De La Torre says such readings from marginalized people cannot be dismissed as interesting perspectives that add some “color” to Bible study. Rather, they take priority over other interpretations, because Jesus’ primary audience was the outcasts of society. Those who are disenfranchised are in a better position to understand the biblical text because they understand what it’s like to survive in a social context designed to benefit others at their expense, he says.
De La Torre contends that much of the doctrinal infighting that divides American Christians is the result of a metaphoric reading of the Bible. “When people ask me if God created the world in seven days, I say ‘Who gives a rip?'” he said. “That’s a question we have the luxury to ask if we’re not hungry. If we’re hungry the question is ‘Am I going to have to wait seven days to eat?'”

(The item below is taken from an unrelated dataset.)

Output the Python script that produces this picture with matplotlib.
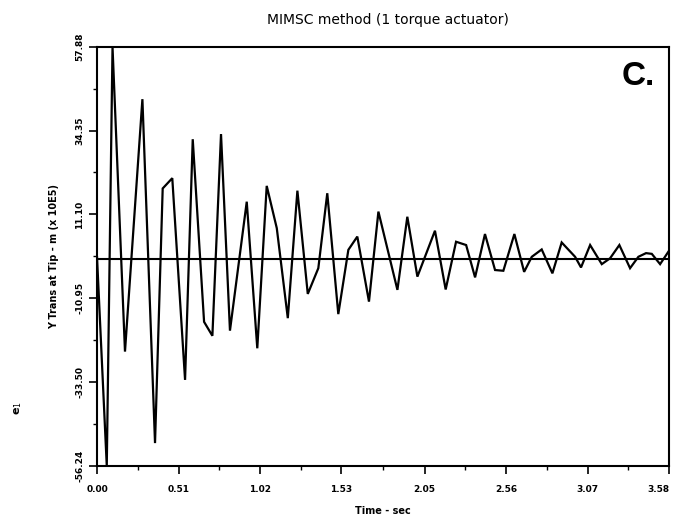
import matplotlib
matplotlib.use("Agg")
import matplotlib.pyplot as plt
from matplotlib.ticker import FixedLocator

# time (sec) and tip displacement (m x 10E5)
t = [0.000, 0.061, 0.097, 0.175, 0.284, 0.363, 0.411, 0.471, 0.551, 0.599,
     0.670, 0.722, 0.776, 0.832, 0.937, 1.003, 1.062, 1.125, 1.194, 1.254,
     1.319, 1.385, 1.441, 1.510, 1.573, 1.629, 1.702, 1.761, 1.880, 1.942,
     2.005, 2.115, 2.182, 2.247, 2.310, 2.366, 2.428, 2.491, 2.543, 2.612,
     2.673, 2.721, 2.783, 2.850, 2.908, 2.992, 3.029, 3.086, 3.159, 3.211,
     3.269, 3.336, 3.388, 3.436, 3.472, 3.524, 3.576]
y = [0.6, -56.2, 57.8, -25.1, 43.6, -50.0, 19.3, 22.1, -32.8, 32.7,
     -17.0, -20.8, 34.1, -19.4, 15.7, -24.2, 20.0, 8.5, -16.0, 18.7,
     -9.4, -2.4, 18.0, -14.9, 2.6, 6.2, -11.5, 13.0, -8.3, 11.6,
     -4.7, 7.8, -8.2, 4.8, 3.9, -4.9, 6.9, -2.9, -3.1, 6.9,
     -3.4, 0.7, 2.7, -3.8, 4.6, 0.7, -2.2, 3.9, -1.3, 0.3,
     3.9, -2.4, 0.7, 1.7, 1.5, -1.3, 2.1]

x_ticks = [0.00, 0.51, 1.02, 1.53, 2.05, 2.56, 3.07, 3.58]
x_labels = ["0.00", "0.51", "1.02", "1.53", "2.05", "2.56", "3.07", "3.58"]
y_lo, y_hi = -56.24, 57.88
y_labels = ["-56.24", "-33.50", "-10.95", "11.10", "34.35", "57.88"]

fig = plt.figure(figsize=(6.78, 5.2), dpi=100)
ax = fig.add_axes([0.1431, 0.1038, 0.8437, 0.8064])

ax.plot(t, y, color="black", lw=1.6, solid_joinstyle="miter")
ax.axhline(0, color="black", lw=1.5)

ax.set_xlim(0, 3.58)
ax.set_ylim(y_lo, y_hi)

step = (y_hi - y_lo) / 5
yt = [y_lo + i * step for i in range(6)]
ax.set_yticks(yt)
ax.set_yticklabels(y_labels, rotation=90, va="center", fontsize=6.5, weight="bold")
ax.yaxis.set_minor_locator(FixedLocator([v + step / 2 for v in yt[:-1]]))

ax.set_xticks(x_ticks)
ax.set_xticklabels(x_labels, fontsize=6.5, weight="bold")
ax.get_xticklabels()[-1].set_horizontalalignment("right")
ax.xaxis.set_minor_locator(FixedLocator([(a + b) / 2 for a, b in zip(x_ticks[:-1], x_ticks[1:])]))

ax.tick_params(which="major", length=6, width=1.2, pad=8)
ax.tick_params(which="minor", length=3, width=1.0)
ax.tick_params(axis="y", which="major", pad=3)
for s in ax.spines.values():
    s.set_linewidth(1.5)

ax.set_xlabel("Time - sec", fontsize=7, weight="bold", labelpad=8)
ax.set_ylabel("Y Trans at Tip - m (x 10E5)", fontsize=7, weight="bold", labelpad=12)
fig.text(0.027, 0.215, "e$_1$", rotation=90, fontsize=8, weight="bold", ha="center", va="center")

fig.text(0.5726, 0.962, "MIMSC method (1 torque actuator)", fontsize=10,
         ha="center", va="center")
ax.text(0.975, 0.93, "C.", transform=ax.transAxes, fontsize=24, weight="bold",
        family="Liberation Sans", ha="right", va="center")

fig.savefig("out.png", dpi=100)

De La Torre points out that the Bible has been misused over the centuries to protect power and privilege and to justify ethnic cleansing. How then can Christians who benefit from the oppression of others continue to rely on the Bible’s authority in matters of ethics? De La Torre says the key is to recognize that the Bible is the witness to God’s revelation but is written from the social location of different authors. God’s fullest revelation is found in Jesus, meaning the best way to interpret the Scripture is in light of the life, death and resurrection of Christ.
For De La Torre, the litmus test of whether to apply a Bible passage is John 10:10, where Jesus says “I came that they may have life, and have it abundantly.”
“Simply put, if a biblical interpretation prevents life from being lived abundantly by a segment of the population or, worse, if it brings death, then it is anti-gospel,” he writes. “Only interpretations that empower all elements of humanity, offering abundant life in the here-now, as opposed to the here-after, are biblically sound.”
De La Torre told 13 ministerial leaders invited to a two-day seminar near Birmingham–sponsored by the Baptist Center for Ethics with a grant from the Louisville Institute–that churches need to consider how much they are willing to change in order to be able to reach the world.
Americans rightly grieve the 3,000 lives lost in terrorist attacks on the Twin Towers on Sept. 11, 2001, he said, but nearly as many children die every day from preventable diseases and hunger around the world. “We accept that as normal,” he said. “We don’t even think about it. Their picture doesn’t appear in the newspaper. It becomes a part of life…. Where are the tears for these children?”
De La Torre says when churches start listening to the voices of marginalized persons, those persons will invest themselves more in institutionalized Christianity. “If someone hears my voice, I’m interested in that,” he said. “If instead they’re only interested in converting me to what they believe, I’m not as willing to commit.”
The ultimate goal of reading the Bible from the margins, he says, is not for the oppressed to take over dominant social structures, and in turn become oppressors, but to dismantle structures that benefit one class over another altogether.
A key step in “learning to read” from the margins is to examine the meaning of words, De La Torre says. The dictionary defines racism, for example, as the “belief” that one’s race is superior to another. The problem, De La Torre says, is that practically no one believes that anymore, yet racism is real.
For him, the key question to ask is “How much are we still in complicity with structures that benefit us because of racism?”
Bob Allen is managing editor of EthicsDaily.com.